In 2015, research from the University of Ghent showed that one in five airline pilots in Europe no longer has a direct employment contract with an airline. “The Ghent study and our conversations with pilots reveal that the high workload, long days, the financial uncertainty, and lack of oversight and accountability of employers [created] by setting up complicated bogus self-employment structures lead to unsafe situations. Pilots no longer dare to call in sick, out of fear of losing their jobs, and they fly when they are actually too tired to do so,” states a September 2016 report titled “Shut up or you’re fired,” published in De Groene Amsterdammer, an independent Dutch newspaper.
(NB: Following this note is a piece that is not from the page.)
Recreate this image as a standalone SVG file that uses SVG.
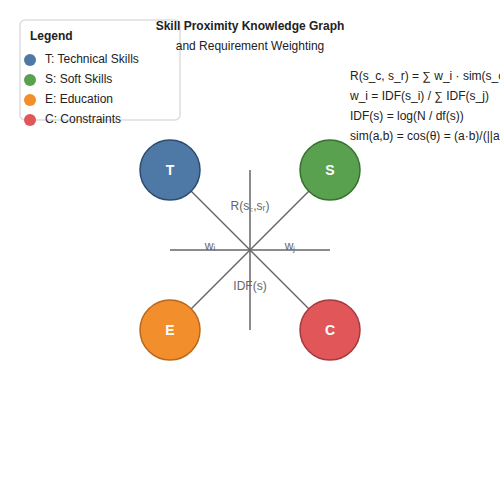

“Safety regulators must look at an airline’s employment model when they consider whether it’s a safe operation,” said Abel. “While systems are in place to assess the technical safety of an airline, they don’t consider pressure that’s put on the employees that can undermine the safety-culture reporting environment that ensures the highest standards of safety.”

Pilots demonstrate unity

When IALPA pilots went on strike earlier this year, 100 percent of the union pilots participated. The experience of the Ryanair pilots and ALPA’s more than 85 years of history demonstrate the tremendous value of unionism and the integral role that collective action plays in the world’s airline pilots’ abilities to achieve fair wages, working conditions, and benefits while advancing safety, security, pilot assistance, and jumpseating.

ALPA makes opposition clear

In October 2017, ALPA’s Executive Board voted unanimously to provide financial, logistical, and staff support for the recent unionization efforts by pilots at Europe’s Ryanair, stating that, “We remain steadfast in our opposition to airline operations that avoid the direct employment of pilots by utilizing brokers that act as employers or requiring pilots to create their own companies that then rent themselves out to the airline. If these atypical employment models are allowed to proliferate, they will ultimately erode high labor standards.”

First but not the last

Ryanair will not be the last foreign airline to attempt to do business with an atypical employment model. Other airlines may do the same and seek to serve the North American market, which will put U.S. and Canadian pilots and our companies at risk from unfair competition and lower labor standards.

If the pilots involved are based in the United States or Canada and fall under these countries’ labor laws, securing the benefits of union representation will be an essential counter to their companies’ attempts at exploitation. Unionism will always give airline pilots an upper hand.